It happens very quickly and very suddenly, a flash of memory usually of a place - and for no particular reason. Sometimes I have a photo which helps recall the memory, sometimes I have nothing or, as in this case, I took a picture a few minutes before.
This is a pull-in off US Route 97, somewhere near Okanogan in Washington State, in October 2008, when we were driving from Edmonton, Alberta, to Seattle to visit my brother. Gill and I sat on the edge of a pond and ate a light meal while we watched a muskrat going about his business. It was a few minutes in the weeks we spent in Canada and the US yet, somehow, today it jumped back at me.
We spent that night at Twisp, a small town just to the east of the Cascade Range. It seemed to represent everything that was enviable about American life, from the boardwalked stores to the slow-speaking but friendly people who lived....
....in enviable surroundings. It was fall, the aspen trees had turned and begun to shed their leaves, and we walked miles along trails without seeing another soul. We spent the night in a small cabin in a slightly run-down motel before....

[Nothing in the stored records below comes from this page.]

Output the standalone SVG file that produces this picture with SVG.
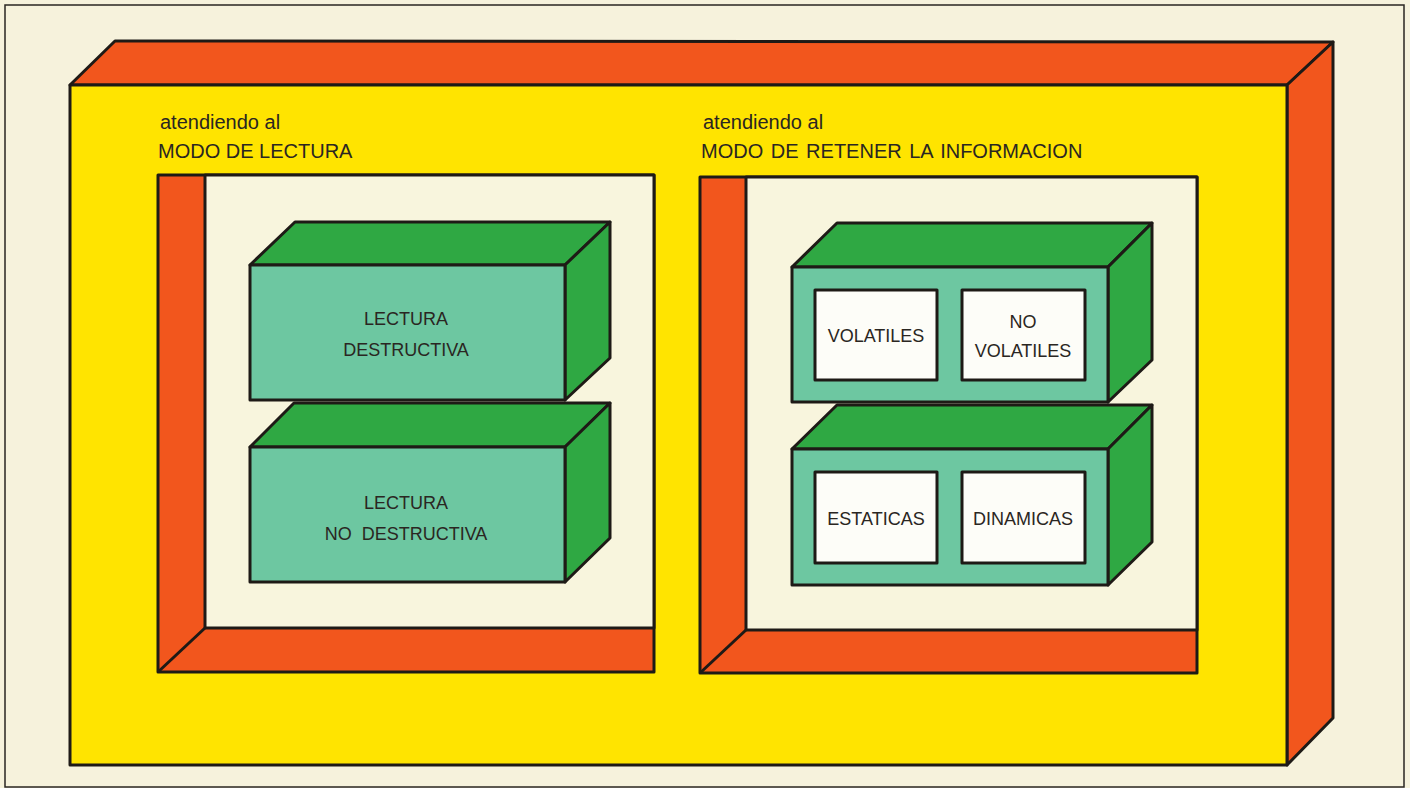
<svg xmlns="http://www.w3.org/2000/svg" width="1410" height="788" viewBox="0 0 1410 788">
<style>
.ln{stroke:#1e1a16;stroke-width:3;stroke-linejoin:round}
.yel{fill:#ffe400}
.org{fill:#f2561d}
.cream{fill:#f8f5dd}
.gr{fill:#2fa843}
.tl{fill:#6dc7a1}
.wh{fill:#fdfdf8}
.t{font-family:"Liberation Sans",Arial,sans-serif;fill:#2a2622}
.h1{font-size:20px}
.h2{font-size:20px}
.b{font-size:18px;text-anchor:middle}
</style>
<rect x="0" y="0" width="1410" height="788" fill="#f6f2dc"/>
<rect x="5" y="5" width="1399" height="782" fill="none" stroke="#2a2622" stroke-width="1.5"/>

<g id="outer-frame">
<polygon class="org ln" points="70,85 115,41 1333,42 1287,85"/>
<polygon class="org ln" points="1287,85 1333,42 1333,718 1287,765"/>
<rect class="yel ln" x="70" y="85" width="1217" height="680"/>
</g>

<g id="label-left">
<text class="t h1" x="160" y="129">atendiendo al</text>
<text class="t h2" x="158" y="158">MODO DE LECTURA</text>
</g>
<g id="label-right">
<text class="t h1" x="703" y="129">atendiendo al</text>
<text class="t h2" x="701" y="158" word-spacing="2">MODO DE RETENER LA INFORMACION</text>
</g>

<g id="frame-left">
<rect class="org ln" x="158" y="175" width="496" height="497"/>
<rect class="cream ln" x="205" y="175" width="449" height="453"/>
<line class="ln" x1="158" y1="672" x2="205" y2="628"/>
</g>

<g id="frame-right">
<rect class="org ln" x="700" y="177" width="497" height="496"/>
<rect class="cream ln" x="746" y="177" width="451" height="453"/>
<line class="ln" x1="700" y1="673" x2="746" y2="630"/>
</g>

<g id="lectura-destructiva">
<polygon class="gr ln" points="250,265 295,222 610,222 565,265"/>
<polygon class="gr ln" points="565,265 610,222 610,358 565,400"/>
<rect class="tl ln" x="250" y="265" width="315" height="135"/>
<text class="t b" x="406" y="325">LECTURA</text>
<text class="t b" x="406" y="356">DESTRUCTIVA</text>
</g>

<g id="lectura-no-destructiva">
<polygon class="gr ln" points="250,447 294,403 610,403 565,447"/>
<polygon class="gr ln" points="565,447 610,403 610,538 565,582"/>
<rect class="tl ln" x="250" y="447" width="315" height="135"/>
<text class="t b" x="406" y="509">LECTURA</text>
<text class="t b" x="406" y="540" xml:space="preserve">NO  DESTRUCTIVA</text>
</g>

<g id="volatiles-box">
<polygon class="gr ln" points="792,267 837,223 1152,223 1108,267"/>
<polygon class="gr ln" points="1108,267 1152,223 1152,360 1108,402"/>
<rect class="tl ln" x="792" y="267" width="316" height="135"/>
</g>
<g id="volatiles">
<rect class="wh ln" x="815" y="290" width="122" height="90"/>
<text class="t b" x="876" y="342">VOLATILES</text>
</g>
<g id="no-volatiles">
<rect class="wh ln" x="962" y="290" width="123" height="90"/>
<text class="t b" x="1023" y="328">NO</text>
<text class="t b" x="1023" y="357">VOLATILES</text>
</g>

<g id="estaticas-box">
<polygon class="gr ln" points="792,449 837,405 1152,405 1108,449"/>
<polygon class="gr ln" points="1108,449 1152,405 1152,542 1108,585"/>
<rect class="tl ln" x="792" y="449" width="316" height="136"/>
</g>
<g id="estaticas">
<rect class="wh ln" x="815" y="472" width="122" height="91"/>
<text class="t b" x="876" y="525">ESTATICAS</text>
</g>
<g id="dinamicas">
<rect class="wh ln" x="962" y="472" width="123" height="91"/>
<text class="t b" x="1023" y="525">DINAMICAS</text>
</g>

<g id="connectors"></g>
</svg>
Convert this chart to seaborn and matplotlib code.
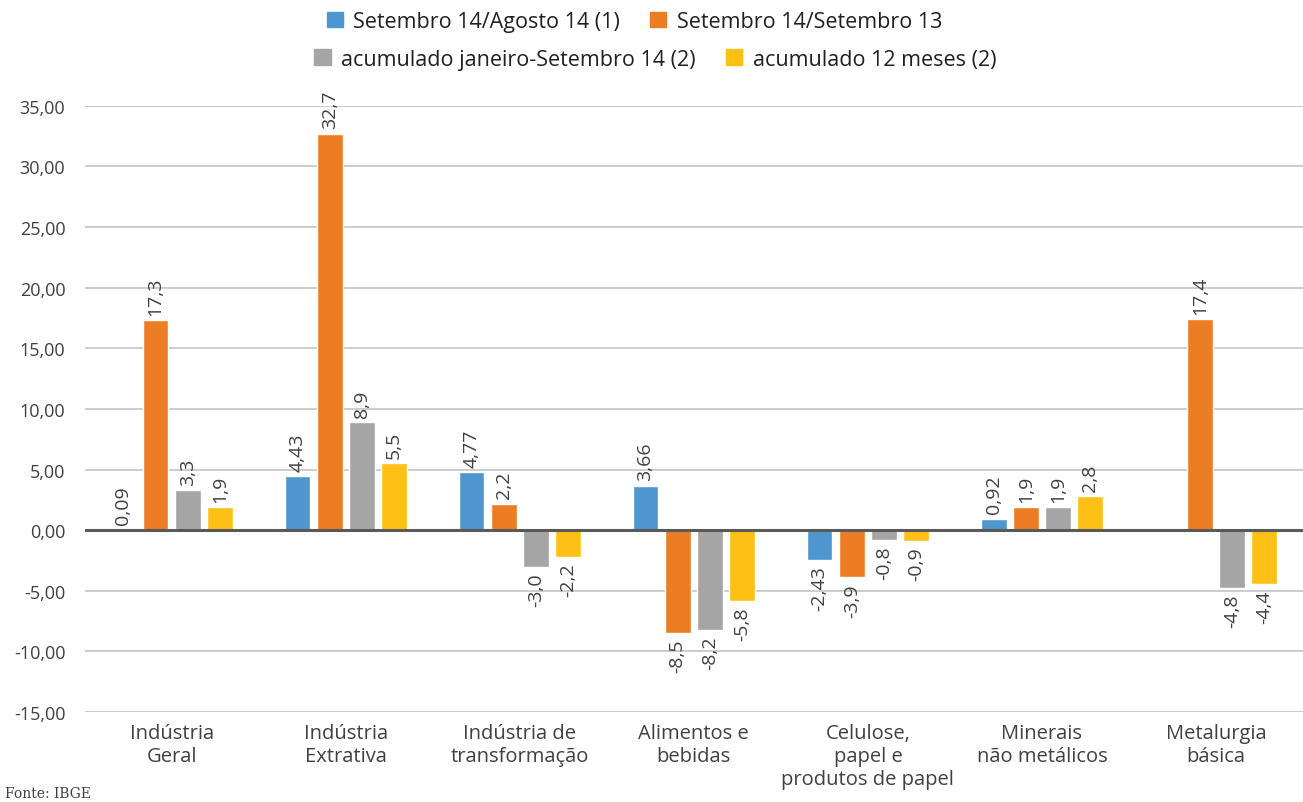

....following Route 20 high into the Cascades, each turn of the road revealing a yet more magnificent panorama.
This road closes for much of the winter and we followed it shortly before that happened. The GMC Yukon we had hired was a brute of a car and not one that seemed at all suited to the conditions, yet I enjoyed the challenge of driving that frozen road surface.
Surely it should have been a picture of Twisp or the Cascades which I should have recalled so vividly, not a small roadside pond?